Non, absolument pas ! Le TCA (trichloroanisole), responsable du goût de bouchon, n’a aucun impact sur la santé humaine. Cette molécule, bien que désagréable au nez et en bouche, reste totalement inoffensive. Ma dégustation de nombreux vins bouchonnés lors de formations m’a permis de constater que seul le plaisir gustatif est altéré.
Un grand cru peut-il être bouchonné ?
Hélas, aucun vin n’échappe à ce risque. Un Romanée-Conti aussi prestigieux soit-il peut être contaminé par le TCA, tout comme un vin de table. La qualité du vin ne constitue nullement un rempart contre le bouchonnage. J’ai d’ailleurs eu l’occasion de déboucher un magnifique Château Margaux 1982 bouchonné – une expérience aussi frustrante que coûteuse.
L’aération peut-elle sauver un vin bouchonné ?

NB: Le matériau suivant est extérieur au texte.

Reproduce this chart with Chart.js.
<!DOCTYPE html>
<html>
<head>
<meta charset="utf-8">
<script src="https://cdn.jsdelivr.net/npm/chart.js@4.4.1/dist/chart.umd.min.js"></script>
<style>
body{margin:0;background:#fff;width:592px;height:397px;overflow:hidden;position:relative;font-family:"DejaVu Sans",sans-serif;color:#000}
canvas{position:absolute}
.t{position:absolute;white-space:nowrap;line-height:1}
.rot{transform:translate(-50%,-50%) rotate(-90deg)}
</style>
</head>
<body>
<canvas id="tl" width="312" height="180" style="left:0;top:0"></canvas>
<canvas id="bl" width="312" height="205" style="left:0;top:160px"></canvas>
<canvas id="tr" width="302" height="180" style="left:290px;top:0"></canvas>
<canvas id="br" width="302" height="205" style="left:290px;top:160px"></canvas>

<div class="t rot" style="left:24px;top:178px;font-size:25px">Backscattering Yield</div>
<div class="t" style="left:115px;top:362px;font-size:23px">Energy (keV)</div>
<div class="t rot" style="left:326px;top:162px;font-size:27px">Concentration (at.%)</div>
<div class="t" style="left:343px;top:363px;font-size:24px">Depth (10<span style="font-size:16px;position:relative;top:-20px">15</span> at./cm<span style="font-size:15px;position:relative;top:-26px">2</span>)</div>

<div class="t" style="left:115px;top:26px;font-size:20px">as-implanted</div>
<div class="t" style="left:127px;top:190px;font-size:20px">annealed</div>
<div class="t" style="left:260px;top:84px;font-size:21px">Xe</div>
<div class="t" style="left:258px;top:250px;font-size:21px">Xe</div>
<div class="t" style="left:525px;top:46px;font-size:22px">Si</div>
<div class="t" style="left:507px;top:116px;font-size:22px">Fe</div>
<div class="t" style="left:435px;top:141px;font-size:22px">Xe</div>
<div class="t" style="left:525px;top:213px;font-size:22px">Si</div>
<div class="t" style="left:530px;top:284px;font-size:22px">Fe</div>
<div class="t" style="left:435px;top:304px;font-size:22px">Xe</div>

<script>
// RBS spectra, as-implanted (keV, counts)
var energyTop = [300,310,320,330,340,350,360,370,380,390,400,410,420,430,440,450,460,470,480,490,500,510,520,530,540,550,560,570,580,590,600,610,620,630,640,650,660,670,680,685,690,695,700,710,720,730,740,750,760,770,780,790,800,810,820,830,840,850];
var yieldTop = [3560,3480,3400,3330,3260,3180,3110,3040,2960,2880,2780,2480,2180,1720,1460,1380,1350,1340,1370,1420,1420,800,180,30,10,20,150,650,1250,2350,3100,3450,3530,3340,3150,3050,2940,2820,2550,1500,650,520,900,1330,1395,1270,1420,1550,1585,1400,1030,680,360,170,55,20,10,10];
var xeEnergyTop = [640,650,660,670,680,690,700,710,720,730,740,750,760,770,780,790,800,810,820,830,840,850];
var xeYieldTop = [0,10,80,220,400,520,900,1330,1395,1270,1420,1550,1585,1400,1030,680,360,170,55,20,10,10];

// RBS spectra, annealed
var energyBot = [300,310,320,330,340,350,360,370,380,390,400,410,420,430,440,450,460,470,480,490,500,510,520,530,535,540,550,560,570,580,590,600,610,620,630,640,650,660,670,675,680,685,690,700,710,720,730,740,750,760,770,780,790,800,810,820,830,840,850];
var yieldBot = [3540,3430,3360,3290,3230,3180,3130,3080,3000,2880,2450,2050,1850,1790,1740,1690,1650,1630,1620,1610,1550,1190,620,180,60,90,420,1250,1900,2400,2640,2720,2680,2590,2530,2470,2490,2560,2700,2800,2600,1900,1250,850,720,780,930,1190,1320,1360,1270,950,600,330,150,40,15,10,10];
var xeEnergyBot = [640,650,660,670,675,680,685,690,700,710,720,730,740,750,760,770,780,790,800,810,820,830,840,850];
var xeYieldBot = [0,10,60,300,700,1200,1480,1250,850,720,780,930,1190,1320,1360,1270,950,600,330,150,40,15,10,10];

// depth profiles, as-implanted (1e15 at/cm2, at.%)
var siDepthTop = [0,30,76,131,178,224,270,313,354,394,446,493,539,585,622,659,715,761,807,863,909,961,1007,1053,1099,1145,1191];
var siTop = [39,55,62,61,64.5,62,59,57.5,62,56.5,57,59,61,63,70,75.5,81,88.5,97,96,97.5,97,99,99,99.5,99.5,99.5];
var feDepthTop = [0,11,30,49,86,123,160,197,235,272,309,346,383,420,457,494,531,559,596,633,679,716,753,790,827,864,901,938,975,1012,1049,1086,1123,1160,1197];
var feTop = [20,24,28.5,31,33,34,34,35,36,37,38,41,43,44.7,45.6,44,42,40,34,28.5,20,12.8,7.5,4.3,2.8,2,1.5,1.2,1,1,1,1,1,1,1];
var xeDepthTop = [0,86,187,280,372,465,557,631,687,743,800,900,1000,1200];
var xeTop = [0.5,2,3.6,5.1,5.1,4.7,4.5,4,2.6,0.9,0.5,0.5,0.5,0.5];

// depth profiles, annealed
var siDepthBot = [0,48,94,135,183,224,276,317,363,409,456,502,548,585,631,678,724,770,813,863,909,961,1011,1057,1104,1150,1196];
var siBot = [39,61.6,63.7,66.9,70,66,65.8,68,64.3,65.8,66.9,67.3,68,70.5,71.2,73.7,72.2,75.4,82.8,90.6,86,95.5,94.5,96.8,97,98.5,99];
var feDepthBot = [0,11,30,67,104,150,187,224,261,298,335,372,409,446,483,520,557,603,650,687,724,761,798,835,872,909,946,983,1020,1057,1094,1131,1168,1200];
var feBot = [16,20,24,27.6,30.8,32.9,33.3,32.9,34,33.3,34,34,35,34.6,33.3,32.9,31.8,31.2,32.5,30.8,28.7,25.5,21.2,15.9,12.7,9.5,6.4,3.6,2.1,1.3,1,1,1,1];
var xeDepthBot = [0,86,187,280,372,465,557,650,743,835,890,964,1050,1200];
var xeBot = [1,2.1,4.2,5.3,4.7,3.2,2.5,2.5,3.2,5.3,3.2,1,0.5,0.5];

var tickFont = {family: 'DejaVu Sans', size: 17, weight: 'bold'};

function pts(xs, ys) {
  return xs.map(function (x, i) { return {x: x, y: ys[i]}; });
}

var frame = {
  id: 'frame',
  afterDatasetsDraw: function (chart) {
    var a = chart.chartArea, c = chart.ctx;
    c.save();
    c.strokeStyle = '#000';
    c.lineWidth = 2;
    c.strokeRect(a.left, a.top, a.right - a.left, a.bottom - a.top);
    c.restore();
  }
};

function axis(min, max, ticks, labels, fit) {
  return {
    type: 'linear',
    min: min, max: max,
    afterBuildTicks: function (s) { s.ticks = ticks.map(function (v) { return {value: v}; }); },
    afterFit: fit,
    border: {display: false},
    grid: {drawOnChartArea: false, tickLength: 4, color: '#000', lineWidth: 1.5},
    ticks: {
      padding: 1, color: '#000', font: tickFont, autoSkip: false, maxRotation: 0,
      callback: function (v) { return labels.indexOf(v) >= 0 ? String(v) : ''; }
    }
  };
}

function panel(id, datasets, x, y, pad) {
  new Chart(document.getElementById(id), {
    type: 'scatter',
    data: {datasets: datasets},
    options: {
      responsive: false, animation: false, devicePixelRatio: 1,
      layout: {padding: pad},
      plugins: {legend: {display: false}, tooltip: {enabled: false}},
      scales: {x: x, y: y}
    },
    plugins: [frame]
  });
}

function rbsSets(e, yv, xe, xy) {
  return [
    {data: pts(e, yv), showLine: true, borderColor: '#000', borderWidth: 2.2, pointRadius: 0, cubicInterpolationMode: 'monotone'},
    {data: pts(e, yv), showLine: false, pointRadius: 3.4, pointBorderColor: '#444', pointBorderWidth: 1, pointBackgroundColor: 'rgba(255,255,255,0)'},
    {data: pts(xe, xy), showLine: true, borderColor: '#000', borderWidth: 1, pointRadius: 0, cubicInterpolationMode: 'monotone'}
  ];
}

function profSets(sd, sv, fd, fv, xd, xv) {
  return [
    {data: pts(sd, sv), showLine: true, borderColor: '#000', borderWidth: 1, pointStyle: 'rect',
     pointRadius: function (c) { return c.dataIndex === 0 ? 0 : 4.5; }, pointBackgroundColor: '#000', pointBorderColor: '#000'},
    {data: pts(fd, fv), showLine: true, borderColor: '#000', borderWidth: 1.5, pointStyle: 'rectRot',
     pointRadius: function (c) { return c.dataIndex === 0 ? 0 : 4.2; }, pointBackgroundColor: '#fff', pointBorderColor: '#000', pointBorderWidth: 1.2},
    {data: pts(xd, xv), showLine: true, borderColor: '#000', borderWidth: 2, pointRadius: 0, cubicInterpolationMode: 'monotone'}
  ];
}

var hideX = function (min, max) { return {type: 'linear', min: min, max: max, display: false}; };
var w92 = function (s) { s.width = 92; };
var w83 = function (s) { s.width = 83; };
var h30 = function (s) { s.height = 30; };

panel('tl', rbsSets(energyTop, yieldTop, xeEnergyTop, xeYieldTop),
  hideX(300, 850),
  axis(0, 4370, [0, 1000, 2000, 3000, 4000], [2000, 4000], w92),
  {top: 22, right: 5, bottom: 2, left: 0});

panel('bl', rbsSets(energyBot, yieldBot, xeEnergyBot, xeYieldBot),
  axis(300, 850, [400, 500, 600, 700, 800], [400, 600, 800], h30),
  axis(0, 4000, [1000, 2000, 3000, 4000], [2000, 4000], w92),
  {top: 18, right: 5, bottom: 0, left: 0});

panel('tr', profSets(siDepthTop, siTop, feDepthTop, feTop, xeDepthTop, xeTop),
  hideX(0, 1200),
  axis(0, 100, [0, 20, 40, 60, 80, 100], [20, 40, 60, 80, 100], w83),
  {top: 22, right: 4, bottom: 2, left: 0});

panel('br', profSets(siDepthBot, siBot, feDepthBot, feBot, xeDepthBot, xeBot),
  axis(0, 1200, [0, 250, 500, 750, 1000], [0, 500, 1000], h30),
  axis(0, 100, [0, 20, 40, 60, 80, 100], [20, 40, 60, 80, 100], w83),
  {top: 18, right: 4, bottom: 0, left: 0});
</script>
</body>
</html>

Contrairement à certaines croyances, carafer un vin bouchonné ne changera strictement rien. Le TCA est une molécule stable qui ne s’évapore pas. Lors de dégustations comparatives, même après 24 heures d’aération, les vins bouchonnés conservent leurs défauts.
La sensibilité au goût de bouchon est-elle identique pour tous ?
La détection du TCA varie considérablement selon les individus. Certains perçoivent le goût de bouchon dès 0,5 ng/L, tandis que d’autres ne le détectent qu’à partir de 3 ng/L. Cette différence de perception explique parfois les débats autour d’une même bouteille lors des dégustations.